Archer & Armstrong #23: Fred Van Lente and longtime regular artist Pere Perez and regular colorist David Baron continue along with their "American Wasteland" arc involving yet another mystical MacGuffin and a very unqiue take on modern "faith" power. Van Lente sees it as moving beyond worship of mere deities, but of pop culture icons like Elvis or even conspiracy theories, which creates many versions of Lee Harvey Oswald. The leader of the latest wacky group to challenge the heroes, the "Lizard King", seeks to manufacture psychic backlash of pain by executing the latest Internet hip hop moron during a concert. However, both the titular duo and Mary-Maria manage to outwit him via their own time travel gambit. Highlights include a very naked Armstrong getting to travel across different eras and interact with himself, as well as Elvis driving a Prius. Despite this being the fifth part of the story, some of the undoing of the main antagonist seems to happen a bit too quickly, but the entire affair is still an entertaining ride.
Amazing Spider-Man #5: Despite having steered the main Spider-Man series into unique avenues of excitement for the first two years of his (mostly) solo run, Dan Slott seems to have hit a long term snag since the end of 2013 that no short term flurrish or competent climax seems able to snap. To this end, this "Original Sin" tie in arc alongside artist Humberto Ramos, inker Victor Olazaba and colorist Edgar Delgado continue along with a story which might be trend setting if it weren't so problematic. The angle of Peter Parker/Spider-Man having any sort of romantic storyline with an Asian-American woman would in itself be a bit of timely diversity in a medium which can often lack it; it is a shame that Cindy Moon (a.k.a. Silk) is practically a textbook example of a "Mary Sue" (she shares all of Spidey's origins and powers, yet has no weaknesses and is instantly his true love) complete with the trappings of many Asian female stereotypes (overly sexual, dresses like a skimpy ninja, etc.). The fact that she literally wears a costume made by her own organic webbing borders on the ick factor as well. The angle of Black Cat trying to integrate herself into the underworld beyond being a mere thief or vigilante is itself sound (even if DC Comics is doing the exact same thing right now with Catwoman in "Batman Eternal"). Unfortunately, while her new costume finally covers her bust, her new attitude seems to run counter to much of what's been written with her for decades, instead turning her back into the unstable nutcase who teamed up with an international hit man in the 1980's. As for J. Jonah Jameson, he's shifting into being a figure on a shameless "Fox News" parody and is also playing to type so firmly that he's bordering on a self satire. The art and colors are vibrant and some of the dialogue is crisp, but after a promising return to normality, this arc seems to struggle under the weight of some of it's own self importance. The cliffhanger isn't bad, even if one can hardly imagine Marvel Comics being willing to return Spider-Man to a status quo that needed "One More Day" to be corrected seven years back. Many new characters aren't made perfect and it is possible Cindy Moon could develop into more of a fleshed out character, but instead she's quickly becoming a cautionary tale of how to get everything so wrong with new characters.

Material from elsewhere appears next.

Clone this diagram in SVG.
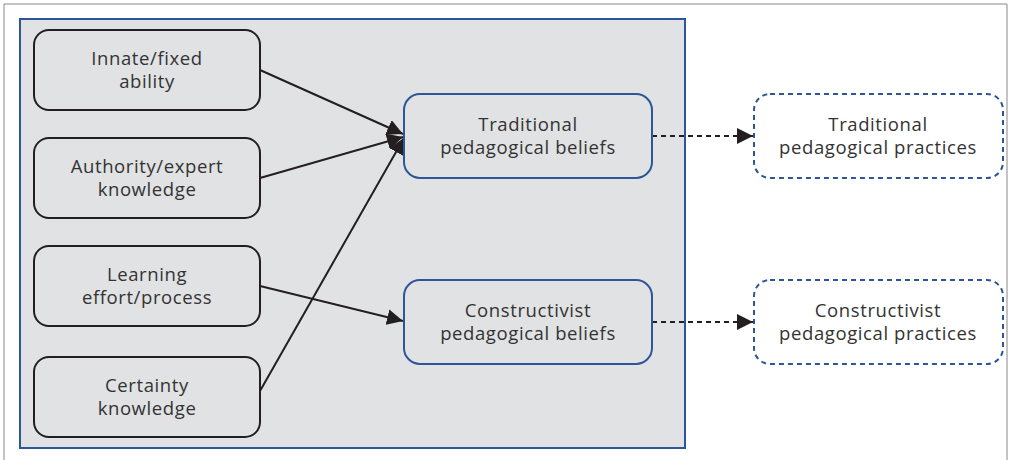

Spider-Man 2099 #2: At a time when "Amazing Spider-Man" flirts with being problematic at best, Peter David's sudden relaunch of his future based 90's spin off is surprisingly becoming the better Spider-comic. Miguel O'Hara is trapped in our modern day, which for him is his distant past, to try to protect his future grandfather and try to make sure his future still exists. However, he's trying to improve upon things in general, but in the short term he's simply trying to get a hold of living in the modern Marvel Universe. That means foiling a bank robbery by obligation and having to juggle interactions between his super, the bluntly named Tempest, and his suspicious boss, Liz Allen-Osborn. The plot is simple, but David's script succeeds on pure execution and on the charms of his lead character. Miguel's tactic of being honest about his time travel shenanigans makes for some great comedy as well as what ultimately becomes a logical way out of a jam. There are some bits about the female characters that are a bit "on the nose" - Tempest is a tempest because she's ill, and Liz seems eager to sow some wild oats - but considering this is the second issue and the ride so far has been so entertaining, David's earned some more slack on the web-line. The artwork by Will Sliney is light years ahead of some of his opening issues of "Fearless Defenders", with Antonio Fabella's colors making it pop like never before. What could have been dismissed as a standard spin off is quickly becoming another enjoyable superhero romp, much as the recent "Venom" or "Scarlet Spider" series turned out to be.
Original Sin #7: It seems to figure that one of the few mainstream Marvel crossover events which is at least succeeding in being a story unto itself that makes some comprehensible sense is also becoming one of its' lowest selling "events" in years. As the title suggests, this issue offers "Nick Fury vs. the World" as the ancient super spy of space goes to battle against almost all of the superheroes he's lied to and manipulated for years, and seems to come out on top so far. Meanwhile, more details of the Watcher's death are revealed, and the Orb continues his evolution into a major villainous force even if it is likely no writer aside for Jason Aaron will capitalize on it. Mike Deodato's art isn't quite at home for epic space action, which is odd since between this and "Secret Avengers", he's had to draw a lot of it over the years. Some panels seem to be such blatent promotions for future comics that one may as well have a Diamond order number included in an editorial note below them. The criss cross between past and present events can be a bit confusing, but compared to series like "Age of Ultron", "Avengers vs. X-Men" or "Fear Itself", the fact that this story even borders on competence says a lot about it, and the state of most crossover events in general.